Her ne kadar davacının hizmet zammı alacak farkına yönelik açtığı ... 11. İş Mahkemesi’nin 2015/412 esas sayılı dava dosyasında verilen kabule yönelik karar Yargıtay (Kapatılan) 22. Hukuk Dairesi’nin 25.06.2019 tarihli kararı ile onanarak kesinleşmişse de bahsedilen dava dosyasında emsal alınan “...” adlı memur personelin yüksekokul mezunu olduğu dikkate alındığında, davacının emsali memur olarak değerlendirilemeyeceği ve maddi hataya dayanan bu şekildeki kabulün davacı lehine bir kazanılmış hak teşkil etmeyeceği açıktır. “...” adlı memur personelin emsal kabul edilmesi halinde dahi 2016/11 bordro döneminden sonra ismi geçen memur personele ilişkin dosya kapsamında herhangi bir belge veya bilgi bulunmayıp, hesaplamaların bir oran tespit edilerek bu oran üzerinden yapılması, mahkemece verilen hükmün eksik araştırmaya dayandığını göstermektedir.

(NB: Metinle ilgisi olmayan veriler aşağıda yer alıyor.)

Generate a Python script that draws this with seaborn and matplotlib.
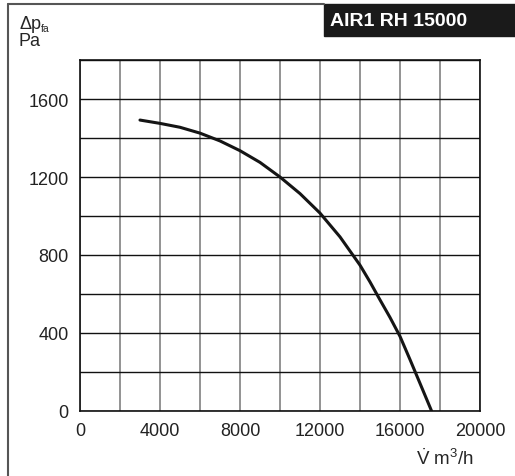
import numpy as np
import pandas as pd
import seaborn as sns
import matplotlib.pyplot as plt
from matplotlib.lines import Line2D
from matplotlib.patches import Rectangle

# fan curve
flow = [3000, 4000, 5000, 6000, 7000, 8000, 9000, 10000, 11000, 12000,
        13000, 14000, 14500, 15000, 15500, 16000, 16500, 17000, 17580]
pressure = [1492, 1475, 1455, 1425, 1385, 1335, 1275, 1200, 1115, 1015,
            893, 748, 662, 570, 480, 383, 264, 142, 0]

x_ticks = [0, 4000, 8000, 12000, 16000, 20000]
y_ticks = [0, 400, 800, 1200, 1600]
title = "AIR1 RH 15000"

df = pd.DataFrame({"flow": flow, "pressure": pressure})

sns.set_style("white")
plt.rcParams["font.family"] = ["Liberation Sans", "DejaVu Sans"]
plt.rcParams["mathtext.fontset"] = "custom"
plt.rcParams["mathtext.rm"] = "Liberation Sans"
plt.rcParams["mathtext.it"] = "Liberation Sans"

fig = plt.figure(figsize=(5.15, 4.77), dpi=100)
ax = fig.add_axes([0.1553, 0.1363, 0.7767, 0.7358])

ax.set_xlim(0, 20000)
ax.set_ylim(0, 1800)
ax.set_xticks(x_ticks)
ax.set_xticks(np.arange(0, 20001, 2000), minor=True)
ax.set_yticks(y_ticks)
ax.set_yticks(np.arange(0, 1801, 200), minor=True)
ax.set_xticklabels([str(v) for v in x_ticks])
ax.set_yticklabels([str(v) for v in y_ticks])

ax.grid(axis="x", which="both", color="#8a8a8a", lw=1.3)
ax.grid(axis="y", which="both", color="#111111", lw=1.0)
ax.set_axisbelow(True)

sns.lineplot(data=df, x="flow", y="pressure", color="#151515", lw=2.2, ax=ax)
ax.set_xlabel("")
ax.set_ylabel("")

for s in ax.spines.values():
    s.set_color("#111111")
    s.set_linewidth(1.2)
ax.tick_params(axis="both", which="major", direction="out", length=5, width=1,
               color="#111111", labelsize=13, pad=3)
ax.tick_params(axis="both", which="minor", length=0)
for lab in ax.get_xticklabels() + ax.get_yticklabels():
    lab.set_color("#222222")

# frame lines and labels
fig.add_artist(Line2D([8 / 515, 8 / 515], [0, 1 - 5 / 477], color="#555555", lw=1.5))
fig.add_artist(Line2D([8 / 515, 324 / 515], [1 - 5 / 477, 1 - 5 / 477], color="#555555", lw=1.5))
fig.add_artist(Rectangle((324 / 515, 1 - 37 / 477), 191 / 515, 32 / 477,
                         transform=fig.transFigure, color="#1a1a1a", zorder=0))
fig.text(330 / 515, 1 - 21 / 477, title, color="white", fontsize=14,
         fontweight="bold", va="center", ha="left")

fig.text(19 / 515, 1 - 29 / 477, "Δp", fontsize=13, va="baseline", ha="left")
fig.text(41 / 515, 1 - 32 / 477, "fa", fontsize=7.5, va="baseline", ha="left")
fig.text(19 / 515, 1 - 46 / 477, "Pa", fontsize=13, va="baseline", ha="left")
fig.text(416 / 515, 1 - 465 / 477, r"$\dot{\mathrm{V}}$ m$^3$/h", fontsize=13.5,
         va="baseline", ha="left")

plt.savefig("out.png", dpi=100)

Buna göre Mahkemece yapılması gereken davacının fiilen yaptığı iş ile kıdemi ve davacıya ait tüm öğrenim belgeleri (diploma, varsa sertifika ve sair belgeler) birlikte değerlendirilerek davacının emsali memur personeli belirlemek, belirlenecek emsal memura ödenen hizmet zammı tutarı dikkate alınarak varsa hizmet zammı alacak farkını, yapılan ödemelerin mahsubu gerektiği gözden kaçırılmadan hüküm altına almaktır. Emsal memurun seçimi ve alacağın hesaplanması aşamalarında davacının kıdemi ve tahsil durumu; ilgili mevzuat ve özellikle dosya kapsamında da bulunan 2006/10344 sayılı Bakanlar Kurulu kararı ile birlikte değerlendirilmelidir. Eksik inceleme ile yazılı şekilde hüküm kurulması hatalı olup bozmayı gerektirmiştir.
SONUÇ:
Temyiz olunan, İlk Derece Mahkemesi kararına karşı istinaf başvurusunun esastan reddine ilişkin Bölge Adliye Mahkemesi kararının ORTADAN KALDIRILMASINA, İlk Derece Mahkemesi kararının yukarıda yazılı sebepten dolayı BOZULMASINA, dosyanın kararı veren İlk Derece Mahkemesine, bozma kararının bir örneğinin kararı veren Bölge Adliye Mahkemesine gönderilmesine, 14/10/2021 tarihinde oybirliği ile karar verildi.